* _What you will do_: Reproduce the listing below in full and without alteration, apart from its pictures.

"""

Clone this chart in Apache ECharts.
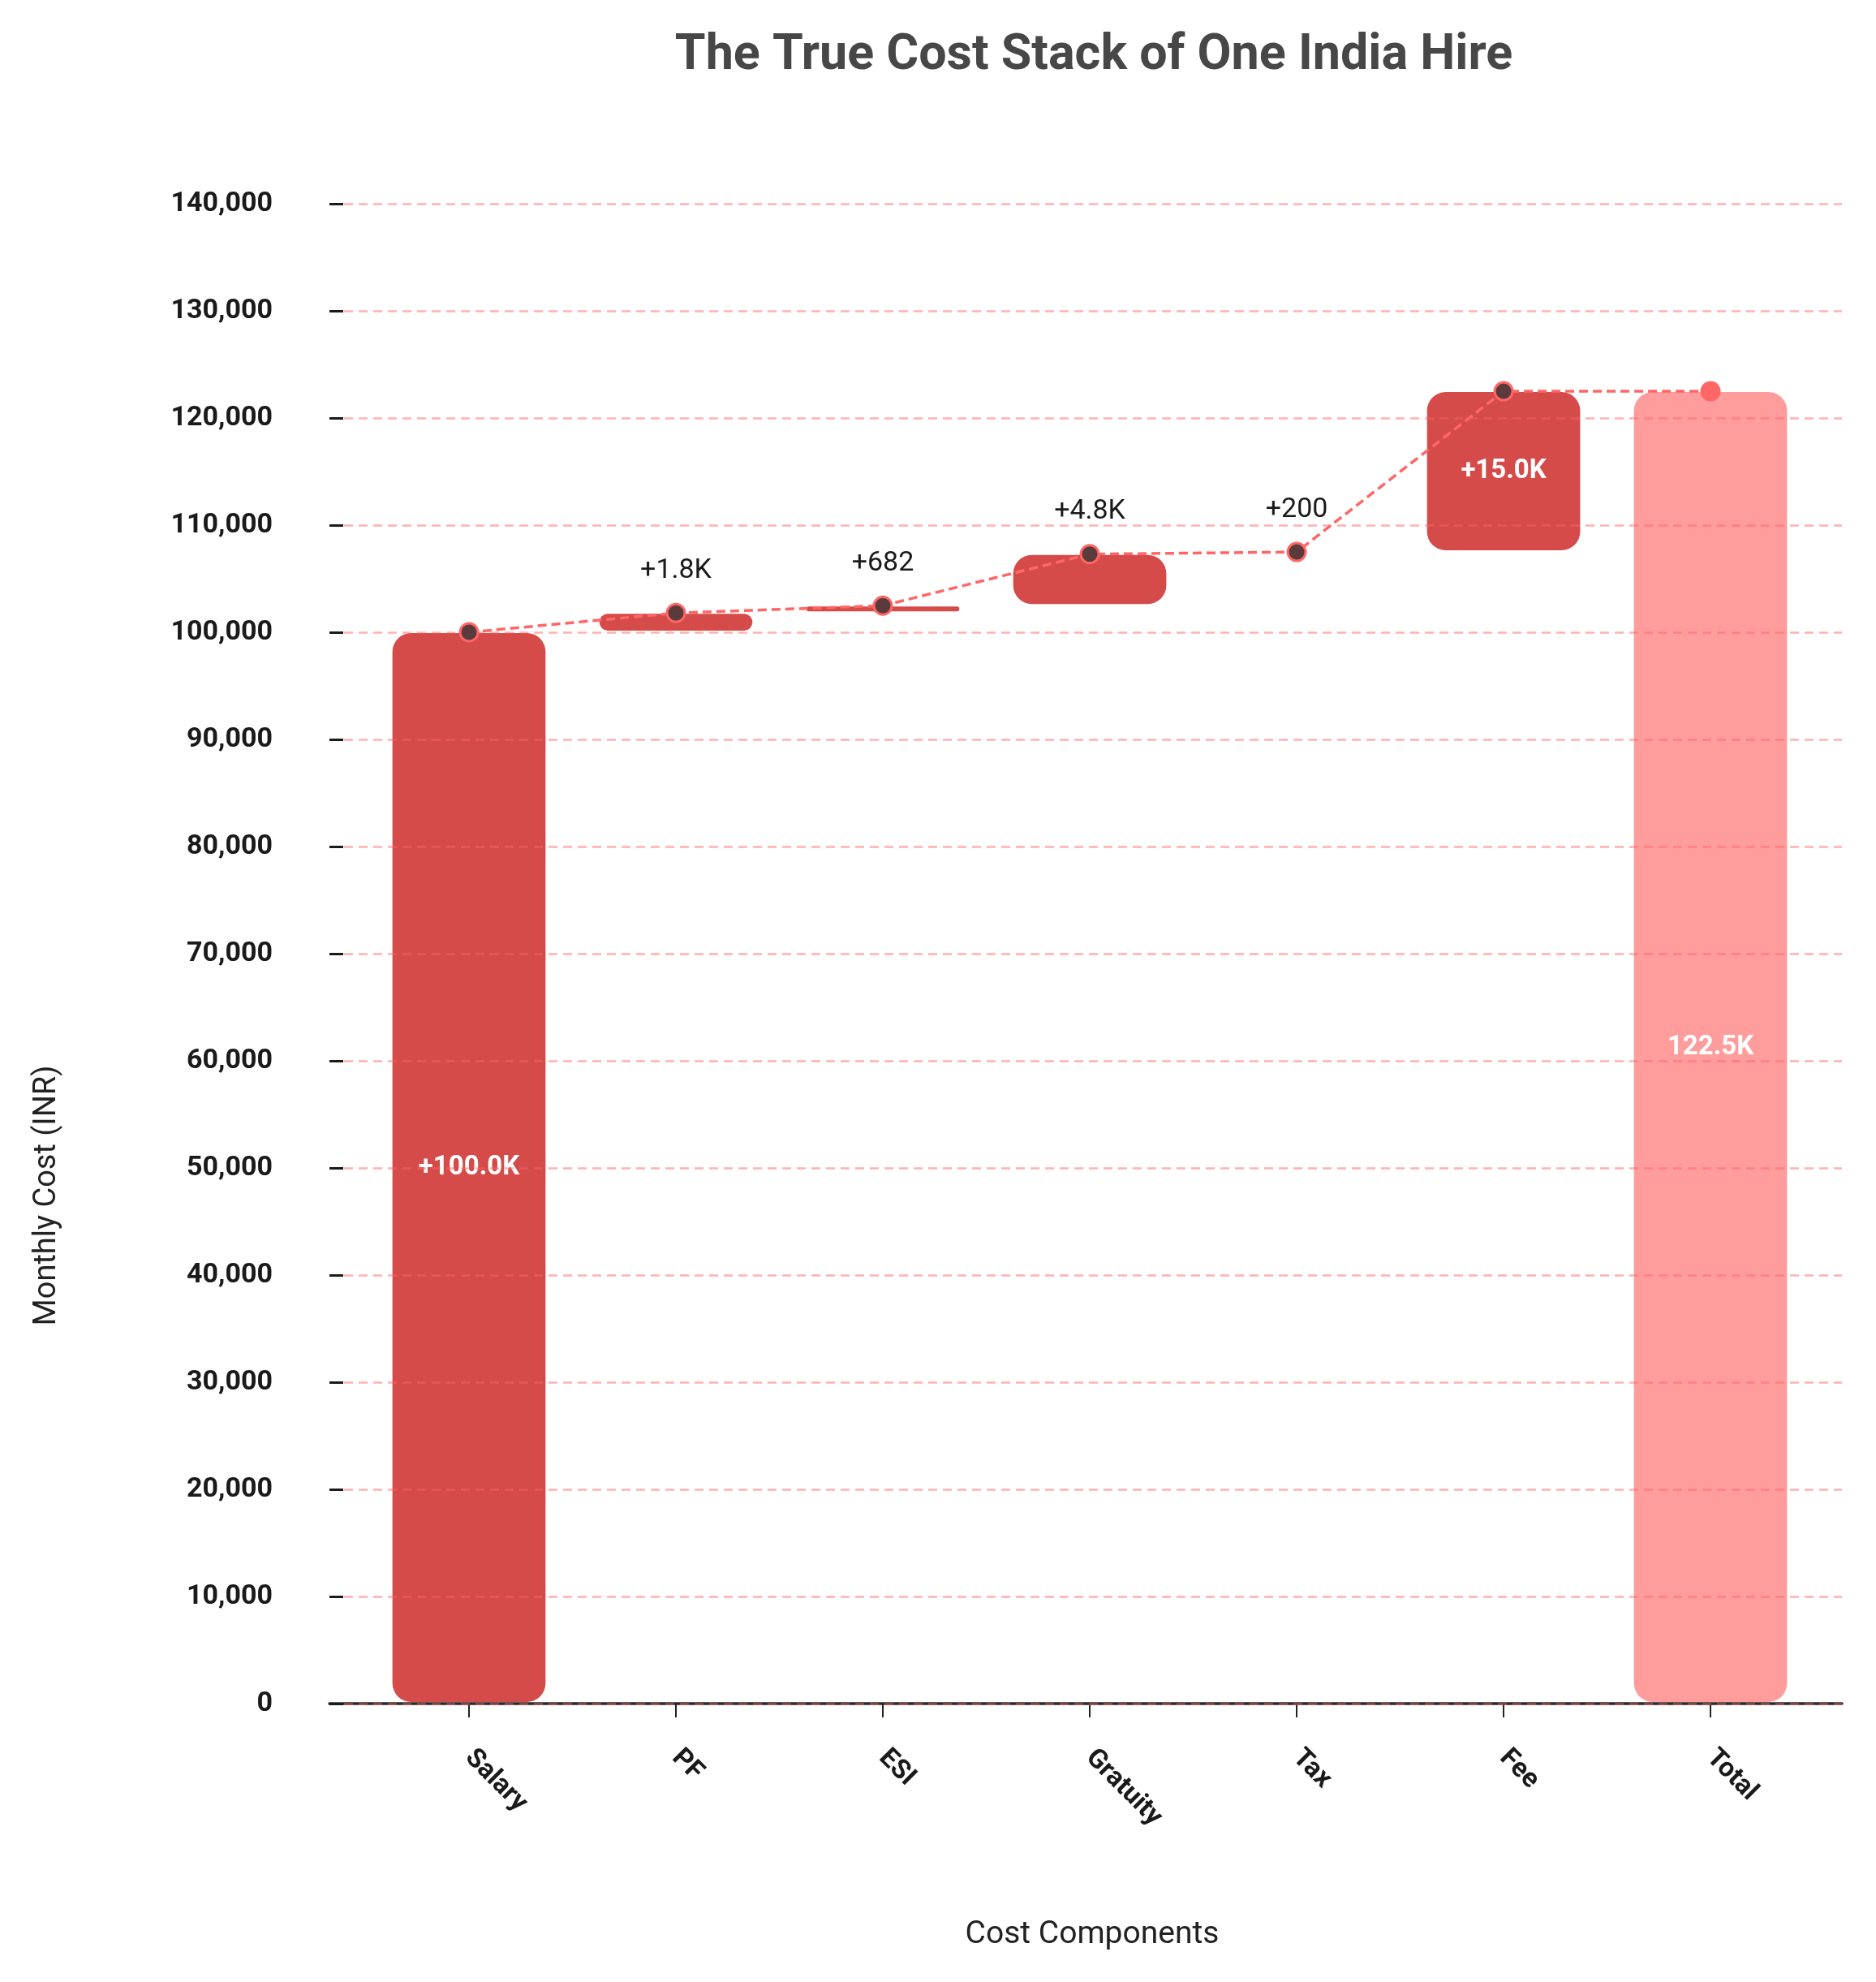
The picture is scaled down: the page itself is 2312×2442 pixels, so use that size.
<!DOCTYPE html>
<html>
<head>
<meta charset="utf-8">
<script src="https://cdn.jsdelivr.net/npm/echarts@6/dist/echarts.min.js"></script>
<style>
  html, body { margin: 0; padding: 0; background: #ffffff; }
  #chart { width: 2312px; height: 2442px; }
</style>
</head>
<body>
<div id="chart"></div>
<script>
// ---- data ----
const categories = ['Salary', 'PF', 'ESI', 'Gratuity', 'Tax', 'Fee', 'Total'];
const increments = [100000, 1800, 682, 4810, 200, 15000];
const totalValue = 122492;
const barLabels = ['+100.0K', '+1.8K', '+682', '+4.8K', '+200', '+15.0K', '122.5K'];
const yMin = 0;
const yMax = 140000;
const yInterval = 10000;

// ---- derived waterfall ranges ----
const bars = [];
const cumPoints = [];
let running = 0;
increments.forEach((v, i) => {
  bars.push([i, running, running + v, 0]);
  running += v;
  cumPoints.push([i, running]);
});
bars.push([increments.length, 0, totalValue, 1]);
cumPoints.push([increments.length, totalValue]);

const FONT = 'Roboto, "Noto Sans", "DejaVu Sans", sans-serif';
const INC_COLOR = '#D54B4A';
const TOTAL_COLOR = '#FF9C9C';

const chart = echarts.init(document.getElementById('chart'), null, { renderer: 'canvas' });

chart.setOption({
  backgroundColor: '#ffffff',
  animation: false,
  title: {
    text: 'The True Cost Stack of One India Hire',
    left: 1343,
    textAlign: 'center',
    top: 34,
    textStyle: { fontFamily: FONT, fontWeight: 'bold', fontSize: 61, color: '#474747' }
  },
  grid: { left: 406, right: 42, top: 251, bottom: 343, containLabel: false },
  xAxis: {
    type: 'value',
    min: -0.6745,
    max: 6.635,
    name: 'Cost Components',
    nameLocation: 'middle',
    nameGap: 266,
    nameTextStyle: { fontFamily: FONT, fontSize: 39, color: '#222222', padding: [0, 0, 0, 16] },
    axisLine: { show: true, onZero: false, lineStyle: { color: '#2a2a2a', width: 3.5 } },
    axisTick: { show: true, customValues: [0, 1, 2, 3, 4, 5, 6], length: 17, lineStyle: { color: '#222222', width: 2 } },
    axisLabel: {
      customValues: [0, 1, 2, 3, 4, 5, 6],
      formatter: (v) => categories[Math.round(v)] || '',
      rotate: -45,
      margin: 62,
      fontFamily: FONT, fontWeight: 'bold', fontSize: 33, color: '#1a1a1a'
    },
    splitLine: { show: false }
  },
  yAxis: {
    type: 'value',
    min: yMin,
    max: yMax,
    interval: yInterval,
    z: 5,
    axisLine: { show: false, onZero: false },
    axisTick: { show: true, inside: true, length: 17, lineStyle: { color: '#1a1a1a', width: 3 } },
    axisLabel: {
      margin: 70,
      formatter: (v) => v.toLocaleString('en-US'),
      fontFamily: FONT, fontWeight: 'bold', fontSize: 34, color: '#1a1a1a'
    },
    splitLine: { show: true, lineStyle: { color: 'rgba(255,100,100,0.5)', width: 2.5, type: [11, 7] } }
  },
  graphic: [
    {
      type: 'text',
      x: 58, y: 1473,
      rotation: Math.PI / 2,
      style: {
        text: 'Monthly Cost (INR)',
        fontFamily: FONT, fontSize: 38, fill: '#222222',
        textAlign: 'center', textVerticalAlign: 'middle'
      }
    }
  ],
  series: [
    {
      type: 'custom',
      z: 2,
      data: bars,
      renderItem: function (params, api) {
        const x = api.value(0), lo = api.value(1), hi = api.value(2), isTotal = api.value(3);
        const pTop = api.coord([x, hi]);
        const pBot = api.coord([x, lo]);
        const w = api.size([0.74, 0])[0];
        const top = pTop[1] + 1;
        const bottom = pBot[1] - 2;
        const h = bottom - top;
        const children = [];
        if (h > 0) {
          children.push({
            type: 'rect',
            shape: { x: pTop[0] - w / 2, y: top, width: w, height: h, r: 23 },
            style: { fill: isTotal ? TOTAL_COLOR : INC_COLOR }
          });
        }
        const idx = params.dataIndex;
        const big = (hi - lo) >= 10000;
        if (big) {
          children.push({
            type: 'text',
            x: pTop[0], y: (pTop[1] + pBot[1]) / 2,
            z2: 10,
            style: {
              text: barLabels[idx], fill: '#ffffff',
              fontFamily: FONT, fontWeight: 'bold', fontSize: 33,
              textAlign: 'center', textVerticalAlign: 'middle'
            }
          });
        } else {
          children.push({
            type: 'text',
            x: pTop[0], y: pTop[1] - 52,
            z2: 10,
            style: {
              text: barLabels[idx], fill: '#1a1a1a',
              fontFamily: FONT, fontWeight: 'normal', fontSize: 34,
              textAlign: 'center', textVerticalAlign: 'middle'
            }
          });
        }
        return { type: 'group', children: children };
      }
    },
    {
      type: 'line',
      z: 8,
      data: cumPoints.map((p, i) => i === cumPoints.length - 1
        ? { value: p, itemStyle: { color: '#FF6666', borderColor: '#FF6666' } }
        : { value: p }),
      symbol: 'circle',
      symbolSize: 22,
      itemStyle: { color: '#5A3A3A', borderColor: '#FF6666', borderWidth: 3 },
      lineStyle: { color: '#FF6666', width: 3.5, type: [11, 6] },
      label: { show: false }
    }
  ]
});
</script>
</body>
</html>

"""

* _Response to the exercise_:
Clone this chart in Apache ECharts.
The picture is scaled down: the page itself is 2312×2442 pixels, so use that size.
<!DOCTYPE html>
<html>
<head>
<meta charset="utf-8">
<script src="https://cdn.jsdelivr.net/npm/echarts@6/dist/echarts.min.js"></script>
<style>
  html, body { margin: 0; padding: 0; background: #ffffff; }
  #chart { width: 2312px; height: 2442px; }
</style>
</head>
<body>
<div id="chart"></div>
<script>
// ---- data ----
const categories = ['Salary', 'PF', 'ESI', 'Gratuity', 'Tax', 'Fee', 'Total'];
const increments = [100000, 1800, 682, 4810, 200, 15000];
const totalValue = 122492;
const barLabels = ['+100.0K', '+1.8K', '+682', '+4.8K', '+200', '+15.0K', '122.5K'];
const yMin = 0;
const yMax = 140000;
const yInterval = 10000;

// ---- derived waterfall ranges ----
const bars = [];
const cumPoints = [];
let running = 0;
increments.forEach((v, i) => {
  bars.push([i, running, running + v, 0]);
  running += v;
  cumPoints.push([i, running]);
});
bars.push([increments.length, 0, totalValue, 1]);
cumPoints.push([increments.length, totalValue]);

const FONT = 'Roboto, "Noto Sans", "DejaVu Sans", sans-serif';
const INC_COLOR = '#D54B4A';
const TOTAL_COLOR = '#FF9C9C';

const chart = echarts.init(document.getElementById('chart'), null, { renderer: 'canvas' });

chart.setOption({
  backgroundColor: '#ffffff',
  animation: false,
  title: {
    text: 'The True Cost Stack of One India Hire',
    left: 1343,
    textAlign: 'center',
    top: 34,
    textStyle: { fontFamily: FONT, fontWeight: 'bold', fontSize: 61, color: '#474747' }
  },
  grid: { left: 406, right: 42, top: 251, bottom: 343, containLabel: false },
  xAxis: {
    type: 'value',
    min: -0.6745,
    max: 6.635,
    name: 'Cost Components',
    nameLocation: 'middle',
    nameGap: 266,
    nameTextStyle: { fontFamily: FONT, fontSize: 39, color: '#222222', padding: [0, 0, 0, 16] },
    axisLine: { show: true, onZero: false, lineStyle: { color: '#2a2a2a', width: 3.5 } },
    axisTick: { show: true, customValues: [0, 1, 2, 3, 4, 5, 6], length: 17, lineStyle: { color: '#222222', width: 2 } },
    axisLabel: {
      customValues: [0, 1, 2, 3, 4, 5, 6],
      formatter: (v) => categories[Math.round(v)] || '',
      rotate: -45,
      margin: 62,
      fontFamily: FONT, fontWeight: 'bold', fontSize: 33, color: '#1a1a1a'
    },
    splitLine: { show: false }
  },
  yAxis: {
    type: 'value',
    min: yMin,
    max: yMax,
    interval: yInterval,
    z: 5,
    axisLine: { show: false, onZero: false },
    axisTick: { show: true, inside: true, length: 17, lineStyle: { color: '#1a1a1a', width: 3 } },
    axisLabel: {
      margin: 70,
      formatter: (v) => v.toLocaleString('en-US'),
      fontFamily: FONT, fontWeight: 'bold', fontSize: 34, color: '#1a1a1a'
    },
    splitLine: { show: true, lineStyle: { color: 'rgba(255,100,100,0.5)', width: 2.5, type: [11, 7] } }
  },
  graphic: [
    {
      type: 'text',
      x: 58, y: 1473,
      rotation: Math.PI / 2,
      style: {
        text: 'Monthly Cost (INR)',
        fontFamily: FONT, fontSize: 38, fill: '#222222',
        textAlign: 'center', textVerticalAlign: 'middle'
      }
    }
  ],
  series: [
    {
      type: 'custom',
      z: 2,
      data: bars,
      renderItem: function (params, api) {
        const x = api.value(0), lo = api.value(1), hi = api.value(2), isTotal = api.value(3);
        const pTop = api.coord([x, hi]);
        const pBot = api.coord([x, lo]);
        const w = api.size([0.74, 0])[0];
        const top = pTop[1] + 1;
        const bottom = pBot[1] - 2;
        const h = bottom - top;
        const children = [];
        if (h > 0) {
          children.push({
            type: 'rect',
            shape: { x: pTop[0] - w / 2, y: top, width: w, height: h, r: 23 },
            style: { fill: isTotal ? TOTAL_COLOR : INC_COLOR }
          });
        }
        const idx = params.dataIndex;
        const big = (hi - lo) >= 10000;
        if (big) {
          children.push({
            type: 'text',
            x: pTop[0], y: (pTop[1] + pBot[1]) / 2,
            z2: 10,
            style: {
              text: barLabels[idx], fill: '#ffffff',
              fontFamily: FONT, fontWeight: 'bold', fontSize: 33,
              textAlign: 'center', textVerticalAlign: 'middle'
            }
          });
        } else {
          children.push({
            type: 'text',
            x: pTop[0], y: pTop[1] - 52,
            z2: 10,
            style: {
              text: barLabels[idx], fill: '#1a1a1a',
              fontFamily: FONT, fontWeight: 'normal', fontSize: 34,
              textAlign: 'center', textVerticalAlign: 'middle'
            }
          });
        }
        return { type: 'group', children: children };
      }
    },
    {
      type: 'line',
      z: 8,
      data: cumPoints.map((p, i) => i === cumPoints.length - 1
        ? { value: p, itemStyle: { color: '#FF6666', borderColor: '#FF6666' } }
        : { value: p }),
      symbol: 'circle',
      symbolSize: 22,
      itemStyle: { color: '#5A3A3A', borderColor: '#FF6666', borderWidth: 3 },
      lineStyle: { color: '#FF6666', width: 3.5, type: [11, 6] },
      label: { show: false }
    }
  ]
});
</script>
</body>
</html>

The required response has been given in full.